Statistical Methods — Mathematical Theory with Data Science Applications — SMD

  • Instructor:
    Marianna Bolla
    Contact: marib@math.bme.hu
  • Prerequisites: undergraduate calculus and linear algebra, basic probability
  • Text: lecture notes, handouts
  • Reference books:
      G. K. Bhattacharyya, R. A. Johnson: Statistical Concepts and Methods. Wiley, 1992; C. R. Rao: Statistics and Truth. World Scientific, 1997; T. Hastie, R. Tibshirani and J. Friedman: The Elements of Statistical Learning. Data Mining, Inference, and Prediction. Springer, 2001.

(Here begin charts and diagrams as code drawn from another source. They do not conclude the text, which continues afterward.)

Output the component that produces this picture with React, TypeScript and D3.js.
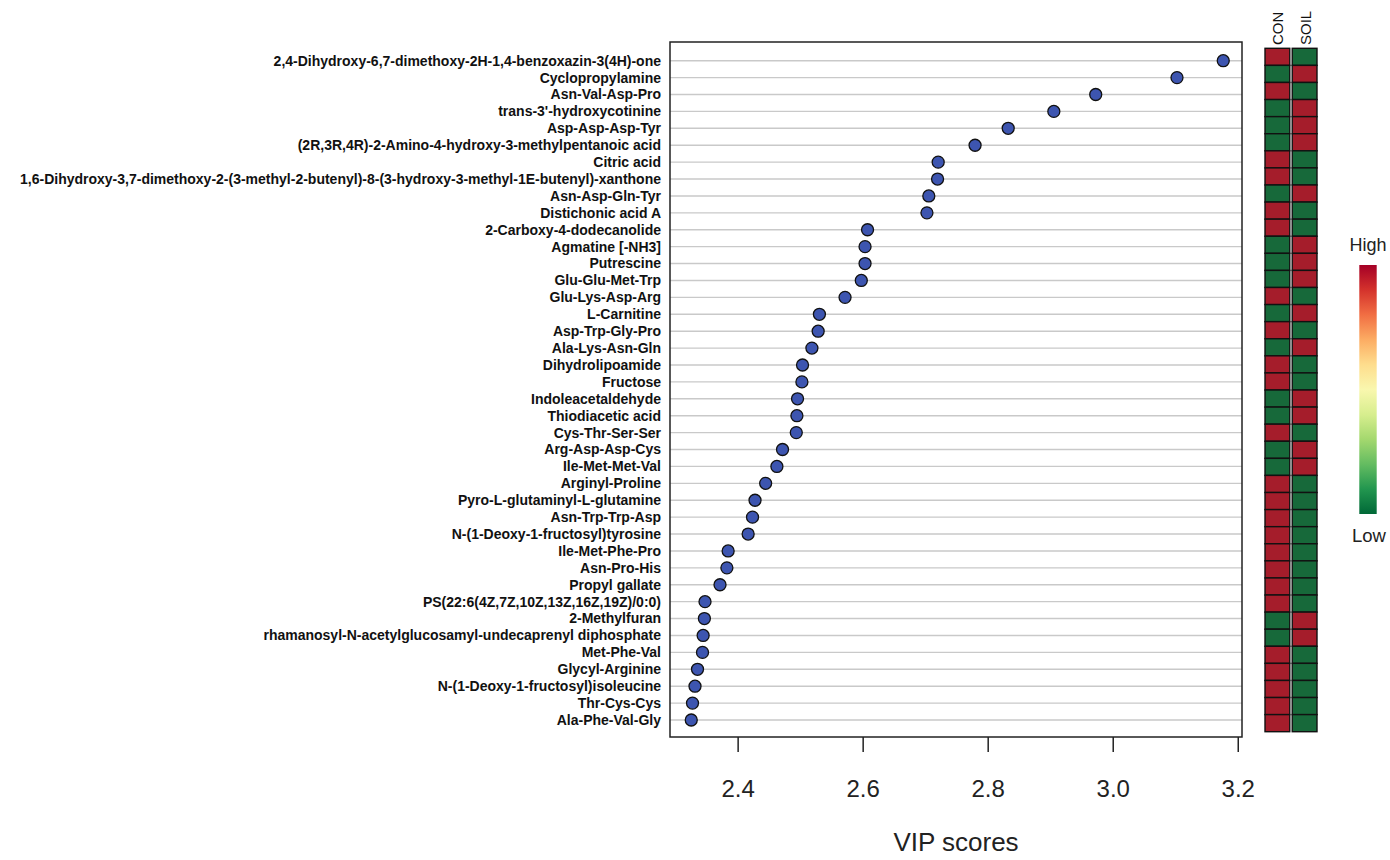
import React from 'react';
import * as d3 from 'd3';

// metabolites, top to bottom
const metabolites = [
  '2,4-Dihydroxy-6,7-dimethoxy-2H-1,4-benzoxazin-3(4H)-one',
  'Cyclopropylamine',
  'Asn-Val-Asp-Pro',
  "trans-3'-hydroxycotinine",
  'Asp-Asp-Asp-Tyr',
  '(2R,3R,4R)-2-Amino-4-hydroxy-3-methylpentanoic acid',
  'Citric acid',
  '1,6-Dihydroxy-3,7-dimethoxy-2-(3-methyl-2-butenyl)-8-(3-hydroxy-3-methyl-1E-butenyl)-xanthone',
  'Asn-Asp-Gln-Tyr',
  'Distichonic acid A',
  '2-Carboxy-4-dodecanolide',
  'Agmatine [-NH3]',
  'Putrescine',
  'Glu-Glu-Met-Trp',
  'Glu-Lys-Asp-Arg',
  'L-Carnitine',
  'Asp-Trp-Gly-Pro',
  'Ala-Lys-Asn-Gln',
  'Dihydrolipoamide',
  'Fructose',
  'Indoleacetaldehyde',
  'Thiodiacetic acid',
  'Cys-Thr-Ser-Ser',
  'Arg-Asp-Asp-Cys',
  'Ile-Met-Met-Val',
  'Arginyl-Proline',
  'Pyro-L-glutaminyl-L-glutamine',
  'Asn-Trp-Trp-Asp',
  'N-(1-Deoxy-1-fructosyl)tyrosine',
  'Ile-Met-Phe-Pro',
  'Asn-Pro-His',
  'Propyl gallate',
  'PS(22:6(4Z,7Z,10Z,13Z,16Z,19Z)/0:0)',
  '2-Methylfuran',
  'rhamanosyl-N-acetylglucosamyl-undecaprenyl diphosphate',
  'Met-Phe-Val',
  'Glycyl-Arginine',
  'N-(1-Deoxy-1-fructosyl)isoleucine',
  'Thr-Cys-Cys',
  'Ala-Phe-Val-Gly',
];

const vipScores = [
  3.176, 3.102, 2.972, 2.905, 2.832, 2.779, 2.72, 2.719, 2.705, 2.702,
  2.607, 2.603, 2.603, 2.597, 2.571, 2.53, 2.528, 2.518, 2.503, 2.502,
  2.495, 2.494, 2.493, 2.471, 2.462, 2.444, 2.427, 2.423, 2.416, 2.384,
  2.382, 2.371, 2.347, 2.346, 2.344, 2.343, 2.335, 2.331, 2.327, 2.325,
];

// relative abundance: 1 = high, 0 = low
const conLevel = [
  1, 0, 1, 0, 0, 0, 1, 1, 0, 1,
  1, 0, 0, 0, 1, 0, 1, 0, 1, 1,
  0, 0, 1, 0, 0, 1, 1, 1, 1, 1,
  1, 1, 1, 0, 0, 1, 1, 1, 1, 1,
];
const soilLevel = [
  0, 1, 0, 1, 1, 1, 0, 0, 1, 0,
  0, 1, 1, 1, 0, 1, 0, 1, 0, 0,
  1, 1, 0, 1, 1, 0, 0, 0, 0, 0,
  0, 0, 0, 1, 1, 0, 0, 0, 0, 0,
];

const groups = ['CON', 'SOIL'];
const xTicks = [2.4, 2.6, 2.8, 3.0, 3.2];

const W = 1390;
const H = 860;
const box = { left: 670, right: 1242, top: 42, bottom: 737 };
const font = '"Liberation Sans", Arial, sans-serif';

export default function App() {
  const x = d3.scaleLinear().domain([2.291, 3.206]).range([box.left, box.right]);
  const y = d3.scalePoint<string>().domain(metabolites).range([60.7, 720]);

  // heatmap columns
  const hx = d3.scaleBand<string>().domain(groups).range([1265, 1317]).paddingInner(0.09);
  const hy = d3.scaleBand<string>().domain(metabolites).range([48.3, 731.7]);
  const cellColor = (v: number) => (v === 1 ? '#a51d2b' : '#17693a');
  const levels: Record<string, number[]> = { CON: conLevel, SOIL: soilLevel };

  // colour key
  const keyY = d3.scaleLinear().domain([1, 0]).range([265, 514]);
  const stops = d3.range(0, 1.0001, 0.1);

  return (
    <svg
      width={W}
      height={H}
      style={{ position: 'absolute', left: 0, top: 0, background: '#fff' }}
      fontFamily={font}
    >
      <defs>
        <linearGradient id="key" x1="0" y1="0" x2="0" y2="1">
          {stops.map((t) => (
            <stop key={t} offset={t} stopColor={d3.interpolateRdYlGn(t)} />
          ))}
        </linearGradient>
      </defs>

      {/* grid lines */}
      {metabolites.map((m) => (
        <line key={'g' + m} x1={box.left} x2={box.right} y1={y(m)} y2={y(m)} stroke="#c9c9c9" strokeWidth={1.4} />
      ))}

      {/* dots */}
      {metabolites.map((m, i) => (
        <circle key={'c' + m} cx={x(vipScores[i])} cy={y(m)} r={6} fill="#3d55b0" stroke="#111" strokeWidth={1.3} />
      ))}

      <rect
        x={box.left}
        y={box.top}
        width={box.right - box.left}
        height={box.bottom - box.top}
        fill="none"
        stroke="#222"
        strokeWidth={1.5}
      />

      {/* row labels */}
      {metabolites.map((m) => (
        <text key={'t' + m} x={661} y={y(m)} dy="0.35em" textAnchor="end" fontWeight="bold" fontSize={14} fill="#111">
          {m}
        </text>
      ))}

      {/* x axis */}
      {xTicks.map((t) => (
        <g key={'x' + t}>
          <line x1={x(t)} x2={x(t)} y1={box.bottom} y2={752} stroke="#222" strokeWidth={1.5} />
          <text x={x(t)} y={797} textAnchor="middle" fontSize={24} fill="#222">
            {d3.format('.1f')(t)}
          </text>
        </g>
      ))}
      <text x={(box.left + box.right) / 2} y={851} textAnchor="middle" fontSize={26} fill="#222">
        VIP scores
      </text>

      {/* heatmap */}
      {groups.map((g) => (
        <g key={'h' + g}>
          {metabolites.map((m, i) => (
            <rect
              key={g + m}
              x={hx(g)}
              y={hy(m)}
              width={hx.bandwidth()}
              height={hy.bandwidth()}
              fill={cellColor(levels[g][i])}
              stroke="#111"
              strokeWidth={1.4}
            />
          ))}
          <text
            transform={`translate(${(hx(g) as number) + hx.bandwidth() / 2 + 6},45) rotate(-90)`}
            fontSize={15}
            fill="#111"
          >
            {g}
          </text>
        </g>
      ))}

      {/* colour key */}
      <rect x={1359.3} y={keyY(1)} width={17.4} height={keyY(0) - keyY(1)} fill="url(#key)" />
      <text x={1368} y={251} textAnchor="middle" fontSize={18} fill="#222">
        High
      </text>
      <text x={1369} y={541.5} textAnchor="middle" fontSize={18.5} fill="#222">
        Low
      </text>
    </svg>
  );
}
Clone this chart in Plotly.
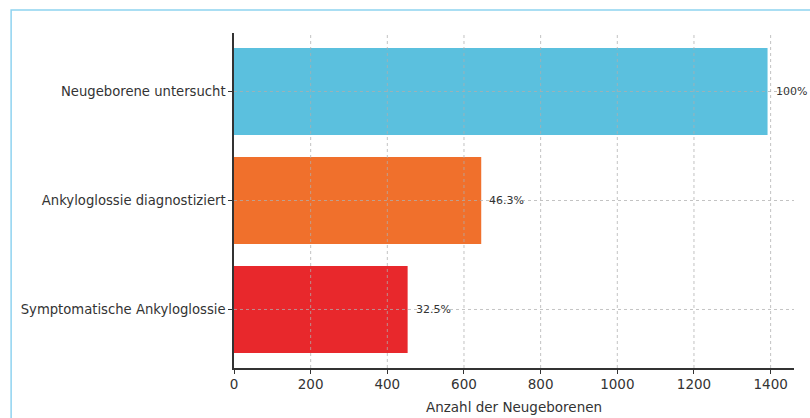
import plotly.graph_objects as go

categories = ["Neugeborene untersucht", "Ankyloglossie diagnostiziert", "Symptomatische Ankyloglossie"]
values = [1392, 645, 453]
pct_labels = ["100%", "46.3%", "32.5%"]
colors = ["#5bc0de", "#f0702c", "#e8282c"]
x_ticks = [0, 200, 400, 600, 800, 1000, 1200, 1400]
x_title = "Anzahl der Neugeborenen"

FONT = "DejaVu Sans"
TXT = "#333333"

fig = go.Figure()
fig.add_trace(go.Bar(
    x=values, y=categories, orientation="h",
    marker=dict(color=colors, line=dict(width=0)),
    width=0.8, cliponaxis=False, hoverinfo="skip",
))

# percentage labels to the right of each bar
for v, c, t in zip(values, categories, pct_labels):
    fig.add_annotation(x=v, y=c, xref="x", yref="y", text=t, showarrow=False,
                       xanchor="left", xshift=6,
                       font=dict(family=FONT, size=11, color=TXT))

# dotted grid drawn above the bars
grid_style = dict(color="rgba(175,175,175,0.75)", width=1, dash="dot")
for t in x_ticks[1:]:
    fig.add_shape(type="line", xref="x", yref="paper", x0=t, x1=t, y0=0, y1=1,
                  line=grid_style, layer="above")
for c in categories:
    fig.add_shape(type="line", xref="paper", yref="y", x0=0, x1=1, y0=c, y1=c,
                  line=grid_style, layer="above")

# light blue frame around the figure
fig.add_shape(type="rect", xref="paper", yref="paper",
              x0=-0.398, x1=1.05, y0=-0.2, y1=1.0687,
              line=dict(color="#8fd3f0", width=1.5), layer="below")

fig.update_layout(
    width=810, height=418,
    margin=dict(l=234, r=16, t=33, b=50, autoexpand=False),
    paper_bgcolor="white", plot_bgcolor="white",
    showlegend=False,
    font=dict(family=FONT, size=13, color=TXT),
    bargap=0.2,
)
fig.update_xaxes(
    range=[0, 1461], tickvals=x_ticks, ticktext=[str(t) for t in x_ticks],
    showgrid=False, zeroline=False,
    showline=True, linecolor="#333333", linewidth=1.5,
    ticks="outside", ticklen=4, tickcolor="#333333",
    tickfont=dict(family=FONT, size=13.5, color=TXT),
    ticklabelstandoff=-1,
    automargin=False,
    title=dict(text=x_title, font=dict(family=FONT, size=13.5, color=TXT), standoff=12),
    layer="above traces",
)
fig.update_yaxes(
    categoryorder="array", categoryarray=categories,
    range=[2.537, -0.537],
    showgrid=False, zeroline=False,
    showline=True, linecolor="#333333", linewidth=1.5,
    ticks="outside", ticklen=4, tickcolor="#333333",
    tickfont=dict(family=FONT, size=13.2, color=TXT),
    ticklabelstandoff=0,
    automargin=False,
    layer="above traces",
)

fig.write_html("out.html")
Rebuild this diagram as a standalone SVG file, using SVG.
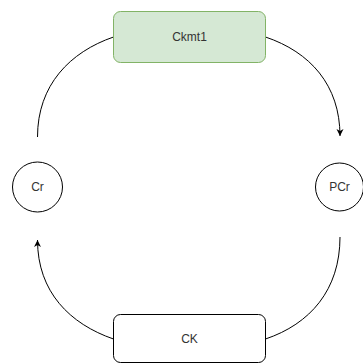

Course description: Statistics teaches us how to behave in the face of uncertainties, according to the famous mathematician, Abraham Wald. Theoretically, we will learn strategies of treating chances in everyday life, where our inference is based on a randomly selected sample from a large population, and hence, we intensively use concepts of probability (laws of large numbers, Bayes rule). Estimation theory and hypothesis testing are introduced on a theoretical basis, but applications are also discussed. Methods of supervised and unsupervised learning are outlined; former include regression and discriminant analysis, while latter ones factor and cluster analysis. The students are also made capable of selecting the methods and making inference on real-life data, while outputs of a program package for medical data are analyzed.

Topics:

  • Short overview of probability concepts (sample spaces, random variables, notable distributions, Bayes rule, laws of large numbers, Central Limit Theorem).
  • Basic concepts of estimation theory, methods of point estimation, ML (maximum likelihood) and method of moments, confidence intervals.
  • Inferences about a population, sampling statistics, sufficiency.
  • Basic concepts of hypothesis testing, uniformly most powerful (UMP) test.
  • Parametric inference, comparing two treatments (z, t, F tests).
  • Nonparametric inference: Wilcoxon and sign test, rank statistics.
  • Analyzing categorized data (contingency tables), chi-square test.
  • Supervised learning: regression analysis (linear regression, correlation, model fitting) , analysis of variance, and discriminant analysis.
  • Unsupervised learning: principal component, factor and cluster analysis.
  • Analyzing outputs of a program package for medical data.